Studying the time response of a vacuum phototriode and measurement of gamma radiation damage to high voltage capacitors and resistors

Abstract

A vacuum phototriodes (VPT) are the photodetectors used in the endcaps of the Electromagnetic Calorimeter of the Compact Muon Solenoid experiment at the Large Hadron Collider at CERN. Software, interfacing with the commercial program “SIMION 3D” was written to allow the simulation of the temporal response of the VPT. Applying Ramo’s Theorem enabled the time development of the VPT signal to be calculated. In order to validate the simulations, experiments were performed using a 60 ps laser pulses (λ = 435 nm) incident on a number of VPT samples. The simulation reproduced the basic features of the operation of the VPT such as gain vs. voltage, and gain vs. magnetic field strength. The simulation also confirmed the need for a fine mesh anode to achieve a useful gain when operating at high magnetic fields. The experimental work represents the first measurements of the time response of a VPT when excited with a very fast light pulse. Both the simulated and experimental response from the VPT were observed to be fast (few ns) and quite complex. Discrepancies between the simulated and experimental signals were partially explained by a SPICE model which includes the VPT interelectrode capacitances and lead inductances. We conclude that the VPT are fast photodetectors with an intrinsic response time of order 1ns for this geometry.
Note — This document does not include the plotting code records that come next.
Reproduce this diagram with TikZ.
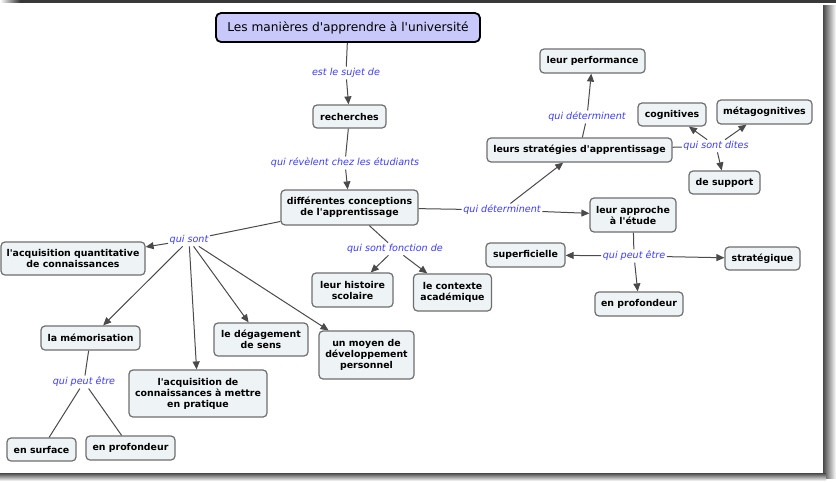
\documentclass[tikz,border=0pt]{standalone}
\usepackage{fontspec}
\setmainfont{DejaVu Sans}
\usetikzlibrary{arrows.meta}
\definecolor{boxfill}{HTML}{EEF3F5}
\definecolor{boxline}{HTML}{6E6E6E}
\definecolor{titlefill}{HTML}{C8C8FA}
\definecolor{linkblue}{HTML}{3C3CFF}
\definecolor{wire}{HTML}{4A4A4A}
% straight apostrophe
\newcommand{\sq}{\textquotesingle}
\begin{document}
\begin{tikzpicture}[x=1pt,y=-1pt,
  concept/.style={draw=boxline, line width=1.2pt, rounded corners=4pt, fill=boxfill,
    font=\bfseries\fontsize{9.4}{11}\selectfont, align=center, inner sep=2pt},
  headline/.style={draw=black, line width=1.8pt, rounded corners=5pt, fill=titlefill,
    font=\fontsize{12.2}{14}\selectfont, inner sep=2pt},
  linklab/.style={font=\itshape\fontsize{9.6}{11}\selectfont, text=linkblue, inner sep=1.5pt},
  wireline/.style={draw=wire, line width=1pt},
  arrowline/.style={wireline, -{Triangle[length=8pt,width=7pt]}},
]
\useasboundingbox (0,0) rectangle (836,482);
\fill[white] (0,0) rectangle (836,482);
% window frame: top bar and drop shadows
\fill[black!78] (20,0) rectangle (836,2.5);
\shade[left color=white, right color=black!78] (0,0) rectangle (20,2.5);
\shade[left color=black!72, right color=white] (823,5) rectangle (836,478);
\shade[top color=black!72, bottom color=white] (0,473) rectangle (826,481);

% concepts
\node[headline, minimum width=264, minimum height=29] (title) at (348,27.5) {Les manières d\sq apprendre à l\sq université};
\node[concept, minimum width=73, minimum height=23] (rech) at (349.5,116.5) {recherches};
\node[concept, minimum width=137, minimum height=35] (diff) at (349.5,207.5) {différentes conceptions\\de l\sq apprentissage};
\node[concept, minimum width=144, minimum height=33] (acqq) at (73,258.5) {l\sq acquisition quantitative\\de connaissances};
\node[concept, minimum width=99, minimum height=24] (memo) at (90.5,338) {la mémorisation};
\node[concept, minimum width=138, minimum height=47] (acqp) at (198,393.5) {l\sq acquisition de\\connaissances à mettre\\en pratique};
\node[concept, minimum width=94, minimum height=33] (degag) at (261,339.5) {le dégagement\\de sens};
\node[concept, minimum width=95, minimum height=48] (moyen) at (366.5,355) {un moyen de\\développement\\personnel};
\node[concept, minimum width=81, minimum height=34] (hist) at (352.5,290) {leur histoire\\scolaire};
\node[concept, minimum width=78, minimum height=37] (ctx) at (452.5,292.5) {le contexte\\académique};
\node[concept, minimum width=69, minimum height=23] (surf) at (41.5,449.5) {en surface};
\node[concept, minimum width=89, minimum height=24] (profl) at (130.5,448) {en profondeur};
\node[concept, minimum width=105, minimum height=24] (perf) at (592.5,61) {leur performance};
\node[concept, minimum width=185, minimum height=24] (strat) at (579.5,150) {leurs stratégies d\sq apprentissage};
\node[concept, minimum width=68, minimum height=23] (cogn) at (672,114.5) {cognitives};
\node[concept, minimum width=95, minimum height=24] (meta) at (764.5,112) {métagognitives};
\node[concept, minimum width=71, minimum height=23] (supp) at (724.5,182.5) {de support};
\node[concept, minimum width=86, minimum height=34] (appr) at (633,215) {leur approche\\à l\sq étude};
\node[concept, minimum width=79, minimum height=24] (superf) at (525.5,255) {superficielle};
\node[concept, minimum width=75, minimum height=23] (strg) at (762.5,258.5) {stratégique};
\node[concept, minimum width=88, minimum height=24] (profr) at (639,304) {en profondeur};

% linking phrases
\node[linklab] (l1) at (346,73) {est le sujet de};
\node[linklab] (l2) at (345,163) {qui révèlent chez les étudiants};
\node[linklab] (l3) at (189,240) {qui sont};
\node[linklab] (l4) at (395,249) {qui sont fonction de};
\node[linklab] (l5) at (84,382) {qui peut être};
\node[linklab] (l6) at (502,210) {qui déterminent};
\node[linklab] (l7) at (587,117) {qui déterminent};
\node[linklab] (l8) at (716,146) {qui sont dites};
\node[linklab] (l9) at (634,256) {qui peut être};

% connectors
\draw[wireline] (title) -- (l1);
\draw[arrowline] (l1) -- (rech);
\draw[wireline] (rech) -- (l2);
\draw[arrowline] (l2) -- (diff);

\draw[wireline] (diff) -- (l3);
\draw[arrowline] (l3) -- (acqq);
\draw[arrowline] (l3) -- (memo);
\draw[arrowline] (l3) -- (acqp);
\draw[arrowline] (l3) -- (degag);
\draw[arrowline] (l3) -- (moyen);

\draw[wireline] (diff) -- (l4);
\draw[arrowline] (l4) -- (hist);
\draw[arrowline] (l4) -- (ctx);

\draw[wireline] (memo) -- (l5);
\draw[wireline] (l5) -- (surf);
\draw[wireline] (l5) -- (profl);

\draw[wireline] (diff) -- (l6);
\draw[arrowline] (l6) -- (strat);
\draw[arrowline] (l6) -- (appr);

\draw[wireline] (strat) -- (l7);
\draw[arrowline] (l7) -- (perf);

\draw[wireline] (strat) -- (l8);
\draw[arrowline] (l8) -- (cogn);
\draw[arrowline] (l8) -- (meta);
\draw[arrowline] (l8) -- (supp);

\draw[wireline] (appr) -- (l9);
\draw[arrowline] (l9) -- (superf);
\draw[arrowline] (l9) -- (strg);
\draw[arrowline] (l9) -- (profr);
\end{tikzpicture}
\end{document}
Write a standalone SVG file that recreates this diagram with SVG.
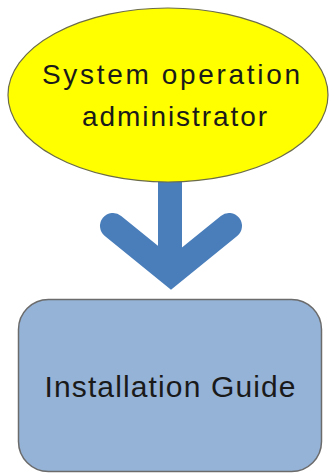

The VPT high-voltage filter cards, which operate at 1 kV and in an intense radiation environment, are critical components. A number of commercial off-the-shelf high voltage resistors and capacitors were evaluated at gamma doses up to 345 kGy. No significant change in value or leakage current was observed. As a result of these studies we were able to demonstrate that these inexpensive components were suitable for use in the 3100 filter cards subsequently installed in the CMS apparatus.